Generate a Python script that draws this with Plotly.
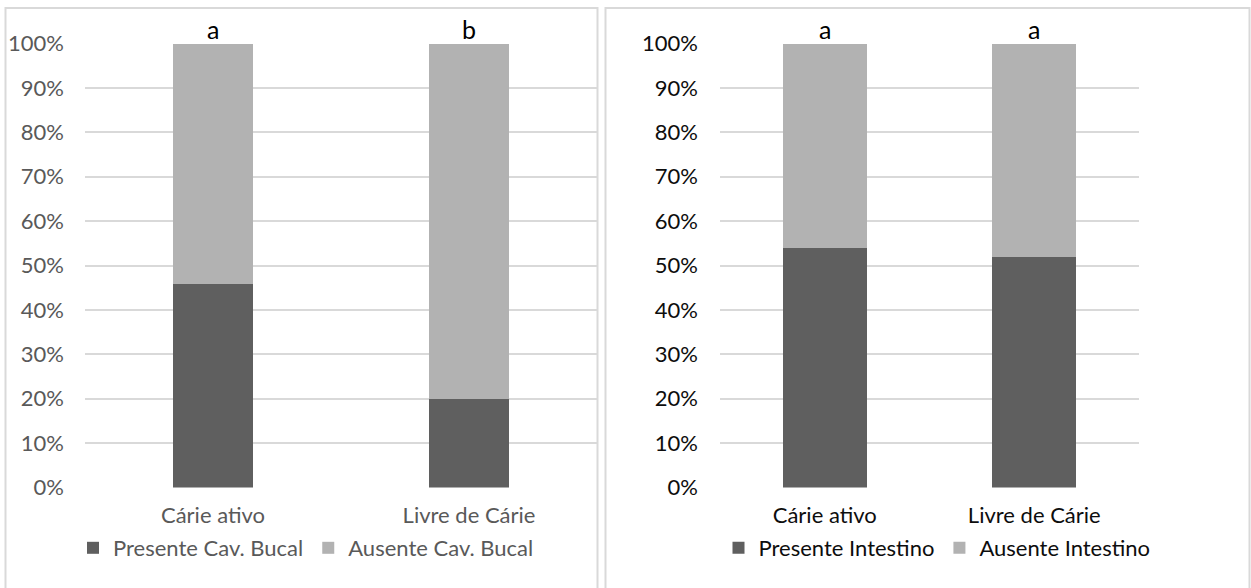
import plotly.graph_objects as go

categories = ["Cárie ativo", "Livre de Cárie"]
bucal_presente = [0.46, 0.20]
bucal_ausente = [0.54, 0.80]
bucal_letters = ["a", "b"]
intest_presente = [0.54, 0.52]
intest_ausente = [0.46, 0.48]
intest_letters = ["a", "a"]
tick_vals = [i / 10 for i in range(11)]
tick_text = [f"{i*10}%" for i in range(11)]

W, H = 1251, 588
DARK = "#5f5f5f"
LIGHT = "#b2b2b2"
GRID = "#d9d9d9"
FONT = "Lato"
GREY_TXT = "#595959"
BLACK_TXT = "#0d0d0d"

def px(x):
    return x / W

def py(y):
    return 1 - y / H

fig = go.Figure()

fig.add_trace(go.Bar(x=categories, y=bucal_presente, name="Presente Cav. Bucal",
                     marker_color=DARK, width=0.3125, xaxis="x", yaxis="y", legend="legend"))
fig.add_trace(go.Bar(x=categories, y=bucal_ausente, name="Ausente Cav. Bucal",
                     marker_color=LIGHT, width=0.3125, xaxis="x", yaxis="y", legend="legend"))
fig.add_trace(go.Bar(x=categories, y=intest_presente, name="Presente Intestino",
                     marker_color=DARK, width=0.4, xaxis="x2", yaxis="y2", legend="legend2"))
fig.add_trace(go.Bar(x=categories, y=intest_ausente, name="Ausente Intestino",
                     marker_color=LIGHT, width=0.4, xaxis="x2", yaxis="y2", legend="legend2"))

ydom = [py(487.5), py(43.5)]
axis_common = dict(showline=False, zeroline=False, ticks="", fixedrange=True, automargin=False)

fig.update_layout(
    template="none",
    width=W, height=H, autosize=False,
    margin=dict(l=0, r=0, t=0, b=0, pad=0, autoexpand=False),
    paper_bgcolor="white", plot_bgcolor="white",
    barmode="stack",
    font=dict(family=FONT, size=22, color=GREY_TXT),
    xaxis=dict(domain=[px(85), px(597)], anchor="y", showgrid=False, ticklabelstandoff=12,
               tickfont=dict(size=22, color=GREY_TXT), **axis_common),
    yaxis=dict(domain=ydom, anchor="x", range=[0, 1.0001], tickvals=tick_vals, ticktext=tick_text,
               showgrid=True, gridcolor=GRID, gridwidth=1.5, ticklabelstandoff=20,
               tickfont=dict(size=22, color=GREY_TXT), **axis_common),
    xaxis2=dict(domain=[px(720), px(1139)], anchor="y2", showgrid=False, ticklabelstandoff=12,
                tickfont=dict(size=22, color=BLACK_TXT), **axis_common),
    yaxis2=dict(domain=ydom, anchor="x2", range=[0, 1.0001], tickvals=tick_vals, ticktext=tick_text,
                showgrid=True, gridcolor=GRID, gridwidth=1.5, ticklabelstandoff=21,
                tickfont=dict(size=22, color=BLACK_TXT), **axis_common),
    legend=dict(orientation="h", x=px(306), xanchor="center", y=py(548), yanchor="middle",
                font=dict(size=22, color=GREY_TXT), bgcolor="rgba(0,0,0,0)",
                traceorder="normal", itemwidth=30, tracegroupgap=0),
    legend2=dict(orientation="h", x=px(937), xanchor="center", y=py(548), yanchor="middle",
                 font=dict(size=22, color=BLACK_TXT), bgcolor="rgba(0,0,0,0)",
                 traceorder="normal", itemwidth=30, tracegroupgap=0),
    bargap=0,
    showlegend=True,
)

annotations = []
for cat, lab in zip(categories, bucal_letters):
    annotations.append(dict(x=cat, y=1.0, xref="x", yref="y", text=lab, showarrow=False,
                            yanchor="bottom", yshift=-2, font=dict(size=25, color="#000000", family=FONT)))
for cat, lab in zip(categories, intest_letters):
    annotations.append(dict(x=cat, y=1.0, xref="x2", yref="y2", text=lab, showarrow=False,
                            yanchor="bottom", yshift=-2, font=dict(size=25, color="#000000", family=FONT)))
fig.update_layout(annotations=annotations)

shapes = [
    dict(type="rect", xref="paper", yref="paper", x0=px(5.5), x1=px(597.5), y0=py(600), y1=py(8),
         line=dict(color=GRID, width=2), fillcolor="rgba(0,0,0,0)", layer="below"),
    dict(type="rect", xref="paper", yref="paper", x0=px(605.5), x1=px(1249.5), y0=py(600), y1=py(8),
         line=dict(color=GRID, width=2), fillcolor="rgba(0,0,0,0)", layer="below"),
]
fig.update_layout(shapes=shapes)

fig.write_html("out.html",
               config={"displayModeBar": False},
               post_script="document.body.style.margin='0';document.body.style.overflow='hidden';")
○ ○ ○ ○
**PROBLEM REQUIREMENTS**
Repeat the listing above exactly, with no pictures.

**ANSWER**
Generate a Python script that draws this with Plotly.
import plotly.graph_objects as go

categories = ["Cárie ativo", "Livre de Cárie"]
bucal_presente = [0.46, 0.20]
bucal_ausente = [0.54, 0.80]
bucal_letters = ["a", "b"]
intest_presente = [0.54, 0.52]
intest_ausente = [0.46, 0.48]
intest_letters = ["a", "a"]
tick_vals = [i / 10 for i in range(11)]
tick_text = [f"{i*10}%" for i in range(11)]

W, H = 1251, 588
DARK = "#5f5f5f"
LIGHT = "#b2b2b2"
GRID = "#d9d9d9"
FONT = "Lato"
GREY_TXT = "#595959"
BLACK_TXT = "#0d0d0d"

def px(x):
    return x / W

def py(y):
    return 1 - y / H

fig = go.Figure()

fig.add_trace(go.Bar(x=categories, y=bucal_presente, name="Presente Cav. Bucal",
                     marker_color=DARK, width=0.3125, xaxis="x", yaxis="y", legend="legend"))
fig.add_trace(go.Bar(x=categories, y=bucal_ausente, name="Ausente Cav. Bucal",
                     marker_color=LIGHT, width=0.3125, xaxis="x", yaxis="y", legend="legend"))
fig.add_trace(go.Bar(x=categories, y=intest_presente, name="Presente Intestino",
                     marker_color=DARK, width=0.4, xaxis="x2", yaxis="y2", legend="legend2"))
fig.add_trace(go.Bar(x=categories, y=intest_ausente, name="Ausente Intestino",
                     marker_color=LIGHT, width=0.4, xaxis="x2", yaxis="y2", legend="legend2"))

ydom = [py(487.5), py(43.5)]
axis_common = dict(showline=False, zeroline=False, ticks="", fixedrange=True, automargin=False)

fig.update_layout(
    template="none",
    width=W, height=H, autosize=False,
    margin=dict(l=0, r=0, t=0, b=0, pad=0, autoexpand=False),
    paper_bgcolor="white", plot_bgcolor="white",
    barmode="stack",
    font=dict(family=FONT, size=22, color=GREY_TXT),
    xaxis=dict(domain=[px(85), px(597)], anchor="y", showgrid=False, ticklabelstandoff=12,
               tickfont=dict(size=22, color=GREY_TXT), **axis_common),
    yaxis=dict(domain=ydom, anchor="x", range=[0, 1.0001], tickvals=tick_vals, ticktext=tick_text,
               showgrid=True, gridcolor=GRID, gridwidth=1.5, ticklabelstandoff=20,
               tickfont=dict(size=22, color=GREY_TXT), **axis_common),
    xaxis2=dict(domain=[px(720), px(1139)], anchor="y2", showgrid=False, ticklabelstandoff=12,
                tickfont=dict(size=22, color=BLACK_TXT), **axis_common),
    yaxis2=dict(domain=ydom, anchor="x2", range=[0, 1.0001], tickvals=tick_vals, ticktext=tick_text,
                showgrid=True, gridcolor=GRID, gridwidth=1.5, ticklabelstandoff=21,
                tickfont=dict(size=22, color=BLACK_TXT), **axis_common),
    legend=dict(orientation="h", x=px(306), xanchor="center", y=py(548), yanchor="middle",
                font=dict(size=22, color=GREY_TXT), bgcolor="rgba(0,0,0,0)",
                traceorder="normal", itemwidth=30, tracegroupgap=0),
    legend2=dict(orientation="h", x=px(937), xanchor="center", y=py(548), yanchor="middle",
                 font=dict(size=22, color=BLACK_TXT), bgcolor="rgba(0,0,0,0)",
                 traceorder="normal", itemwidth=30, tracegroupgap=0),
    bargap=0,
    showlegend=True,
)

annotations = []
for cat, lab in zip(categories, bucal_letters):
    annotations.append(dict(x=cat, y=1.0, xref="x", yref="y", text=lab, showarrow=False,
                            yanchor="bottom", yshift=-2, font=dict(size=25, color="#000000", family=FONT)))
for cat, lab in zip(categories, intest_letters):
    annotations.append(dict(x=cat, y=1.0, xref="x2", yref="y2", text=lab, showarrow=False,
                            yanchor="bottom", yshift=-2, font=dict(size=25, color="#000000", family=FONT)))
fig.update_layout(annotations=annotations)

shapes = [
    dict(type="rect", xref="paper", yref="paper", x0=px(5.5), x1=px(597.5), y0=py(600), y1=py(8),
         line=dict(color=GRID, width=2), fillcolor="rgba(0,0,0,0)", layer="below"),
    dict(type="rect", xref="paper", yref="paper", x0=px(605.5), x1=px(1249.5), y0=py(600), y1=py(8),
         line=dict(color=GRID, width=2), fillcolor="rgba(0,0,0,0)", layer="below"),
]
fig.update_layout(shapes=shapes)

fig.write_html("out.html",
               config={"displayModeBar": False},
               post_script="document.body.style.margin='0';document.body.style.overflow='hidden';")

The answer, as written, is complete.